Now we often quote that verse in relationship to non-Christian. But remember, this verse was not written to unbelievers, it was written to what John called his "little children", to Christians. He's talking about the importance of confession in a Christian's life. The only way to break down that wall between God and us is to admit our failure before God so we can receive his parental forgiveness, and of course, with that admission is an inherent promise to turn away from that sin and to do better.
Alan J. Redpath said it this way, "It is a tremendous moment in a Christian's life when he can honestly look up into the face of God and say, 'yes, Lord, you are right and I am wrong. Yes, Lord, I got what I deserved in that situation, you were right, I am wrong'. That is the thing for which God has been working in your life and in mine from the moment of our conversion". We need God's judicial forgiveness, we need his parental forgiveness, both come by admitting our failure to God.
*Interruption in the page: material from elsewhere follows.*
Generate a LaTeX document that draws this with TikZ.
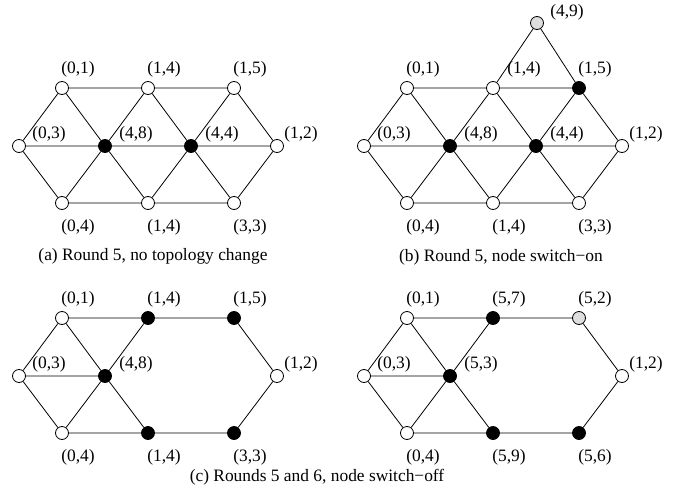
\documentclass[tikz,border=0pt]{standalone}
\usepackage{fontspec}
\setmainfont{Liberation Serif}
\begin{document}
\begin{tikzpicture}[x=1pt,y=-1pt,
  vtx/.style={circle,draw,line width=0.8pt,minimum size=13pt,inner sep=0pt},
  wn/.style={vtx,fill=white},
  bn/.style={vtx,fill=black},
  gn/.style={vtx,fill=black!13},
  lab/.style={font=\fontsize{17.4}{19}\selectfont,inner sep=0pt},
  captxt/.style={font=\fontsize{17.4}{19}\selectfont,inner sep=0pt},
  conn/.style={line width=0.8pt}]
\useasboundingbox (0,0) rectangle (686,498);
\newcommand\lbl[4]{\node[lab,xshift=#2pt,yshift=#3pt] at (#1) {#4};}

% ---------------- panel (a)
\begin{scope}
\node[wn] (aL)  at (19,146) {};
\node[wn] (aT1) at (62,88) {};
\node[wn] (aT2) at (148,88) {};
\node[wn] (aT3) at (234,88) {};
\node[bn] (aM1) at (105,146) {};
\node[bn] (aM2) at (191,146) {};
\node[wn] (aR)  at (277,146) {};
\node[wn] (aB1) at (62,203) {};
\node[wn] (aB2) at (148,203) {};
\node[wn] (aB3) at (234,203) {};
\end{scope}
\draw[conn] (aT1)--(aT2) (aT2)--(aT3) (aL)--(aM1) (aM1)--(aM2) (aM2)--(aR)
  (aB1)--(aB2) (aB2)--(aB3)
  (aL)--(aT1) (aL)--(aB1) (aT1)--(aM1) (aB1)--(aM1) (aM1)--(aT2) (aM1)--(aB2)
  (aT2)--(aM2) (aB2)--(aM2) (aM2)--(aT3) (aM2)--(aB3) (aT3)--(aR) (aB3)--(aR);
\lbl{aT1}{16}{19}{(0,1)}
\lbl{aT2}{16}{19}{(1,4)}
\lbl{aT3}{16}{19}{(1,5)}
\lbl{aL}{30}{12}{(0,3)}
\lbl{aM1}{31}{12}{(4,8)}
\lbl{aM2}{31}{12}{(4,4)}
\lbl{aR}{24}{12}{(1,2)}
\lbl{aB1}{16}{-24}{(0,4)}
\lbl{aB2}{16}{-24}{(1,4)}
\lbl{aB3}{16}{-24}{(3,3)}
\node[captxt] (capa) at (153,256) {(a) Round 5, no topology change};

% ---------------- panel (b)
\begin{scope}[shift={(345,0)}]
\node[wn] (bL)  at (19,146) {};
\node[wn] (bT1) at (62,88) {};
\node[wn] (bT2) at (148,88) {};
\node[bn] (bT3) at (234,88) {};
\node[bn] (bM1) at (105,146) {};
\node[bn] (bM2) at (191,146) {};
\node[wn] (bR)  at (277,146) {};
\node[wn] (bB1) at (62,203) {};
\node[wn] (bB2) at (148,203) {};
\node[wn] (bB3) at (234,203) {};
\node[gn] (bX)  at (192,23) {};
\end{scope}
\draw[conn] (bT1)--(bT2) (bT2)--(bT3) (bL)--(bM1) (bM1)--(bM2) (bM2)--(bR)
  (bB1)--(bB2) (bB2)--(bB3)
  (bL)--(bT1) (bL)--(bB1) (bT1)--(bM1) (bB1)--(bM1) (bM1)--(bT2) (bM1)--(bB2)
  (bT2)--(bM2) (bB2)--(bM2) (bM2)--(bT3) (bM2)--(bB3) (bT3)--(bR) (bB3)--(bR)
  (bT2)--(bX) (bX)--(bT3);
\lbl{bX}{30}{11}{(4,9)}
\lbl{bT1}{16}{19}{(0,1)}
\lbl{bT2}{31}{19}{(1,4)}
\lbl{bT3}{16}{19}{(1,5)}
\lbl{bL}{30}{12}{(0,3)}
\lbl{bM1}{31}{12}{(4,8)}
\lbl{bM2}{31}{12}{(4,4)}
\lbl{bR}{24}{12}{(1,2)}
\lbl{bB1}{16}{-24}{(0,4)}
\lbl{bB2}{16}{-24}{(1,4)}
\lbl{bB3}{16}{-24}{(3,3)}
\node[captxt] (capb) at (501,257) {(b) Round 5, node switch−on};

% ---------------- panel (c)
\begin{scope}[shift={(0,230)}]
\node[wn] (cL)  at (19,146) {};
\node[wn] (cT1) at (62,88) {};
\node[bn] (cT2) at (148,88) {};
\node[bn] (cT3) at (234,88) {};
\node[bn] (cM1) at (105,146) {};
\node[wn] (cR)  at (277,146) {};
\node[wn] (cB1) at (62,203) {};
\node[bn] (cB2) at (148,203) {};
\node[bn] (cB3) at (234,203) {};
\end{scope}
\draw[conn] (cT1)--(cT2) (cT2)--(cT3) (cL)--(cM1)
  (cB1)--(cB2) (cB2)--(cB3)
  (cL)--(cT1) (cL)--(cB1) (cT1)--(cM1) (cB1)--(cM1) (cM1)--(cT2) (cM1)--(cB2)
  (cT3)--(cR) (cB3)--(cR);
\lbl{cT1}{16}{19}{(0,1)}
\lbl{cT2}{16}{19}{(1,4)}
\lbl{cT3}{16}{19}{(1,5)}
\lbl{cL}{30}{12}{(0,3)}
\lbl{cM1}{31}{12}{(4,8)}
\lbl{cR}{24}{12}{(1,2)}
\lbl{cB1}{16}{-24}{(0,4)}
\lbl{cB2}{16}{-24}{(1,4)}
\lbl{cB3}{16}{-24}{(3,3)}

% ---------------- panel (d)
\begin{scope}[shift={(345,230)}]
\node[wn] (dL)  at (19,146) {};
\node[wn] (dT1) at (62,88) {};
\node[bn] (dT2) at (148,88) {};
\node[gn] (dT3) at (234,88) {};
\node[bn] (dM1) at (105,146) {};
\node[wn] (dR)  at (277,146) {};
\node[wn] (dB1) at (62,203) {};
\node[bn] (dB2) at (148,203) {};
\node[bn] (dB3) at (234,203) {};
\end{scope}
\draw[conn] (dT1)--(dT2) (dT2)--(dT3) (dL)--(dM1)
  (dB1)--(dB2) (dB2)--(dB3)
  (dL)--(dT1) (dL)--(dB1) (dT1)--(dM1) (dB1)--(dM1) (dM1)--(dT2) (dM1)--(dB2)
  (dT3)--(dR) (dB3)--(dR);
\lbl{dT1}{16}{19}{(0,1)}
\lbl{dT2}{16}{19}{(5,7)}
\lbl{dT3}{16}{19}{(5,2)}
\lbl{dL}{30}{12}{(0,3)}
\lbl{dM1}{31}{12}{(5,3)}
\lbl{dR}{24}{12}{(1,2)}
\lbl{dB1}{16}{-24}{(0,4)}
\lbl{dB2}{16}{-24}{(5,9)}
\lbl{dB3}{16}{-24}{(5,6)}

\node[captxt] (capc) at (317,477) {(c) Rounds 5 and 6, node switch−off};
\end{tikzpicture}
\end{document}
Now the question often arises, well, if I've been forgiven by God judicially and parentally, why do I still suffer the consequences of my mistake? Has anybody asked you that question before? Why is it, if I've been forgiven by God, I still have to suffer the consequences of my mistakes? After all, forgiven people still contract STDs, they still experience divorce, they still go to prison. Why doesn't God erase the consequences of our sin from us if he's truly forgiven us? Because God loves us, and the painful consequences that we continue to experience even after we've become a Christian are a sign of God's love, not his hatred toward us. For the sting of those painful consequences is a daily reminder of the effects of sin and a great motivation to stay in line in our obedience with God.
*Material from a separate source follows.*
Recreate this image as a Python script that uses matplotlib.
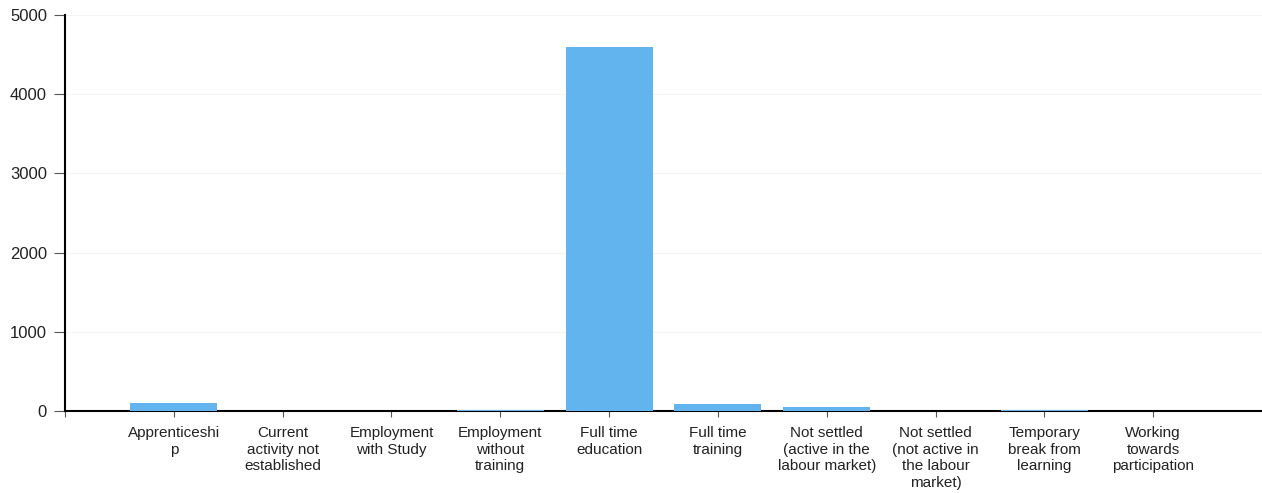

Think about king David. King David, after he experienced that great forgiveness he wrote about in Psalm 51, even after David had had his sins covered by God, he still had to experience the aftermath of a disloyal son, a dead baby, and a divided kingdom. And yet David said about that experience in Psalm 119:67, "Before I was afflicted, I went astray". That is, before I began experiencing the consequences of sin, I went astray, but now, I keep your word.
A woman visiting Switzerland came upon a sheepfold one day. She noticed dozens of sheep scattered on the ground surrounding the shepherd. But in the corner lay a single sheep in a pile of straw obviously suffering great pain.
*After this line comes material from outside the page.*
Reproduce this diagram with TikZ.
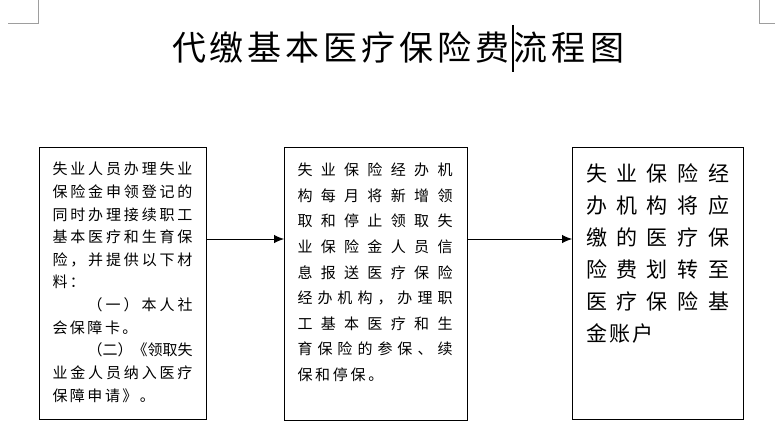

The writer says, "Upon further inspection, she noticed that the sheep's leg was broken. She asked the shepherd what had happened. He responded, 'I broke it myself'. Sensing the woman's surprise, the shepherd continued, 'of all the sheep in my flock, this one was the most wayward. It would not obey my voice and often wandered away from the flock. On several occasions, it wandered to the edge of a perilous cliff. Not only that, but it was starting to lead other sheep astray as well. I knew I had no choice, so I broke its leg. At first the sheep was resentful. When I would attempt to feed it, it nearly bit my hand off. But after a few days, it became submissive and obedient. Today, no sheep hears my voice so quickly or follows me more closely than that one'". That's what David was saying. "Before I was afflicted, I went astray, but now I obey his word".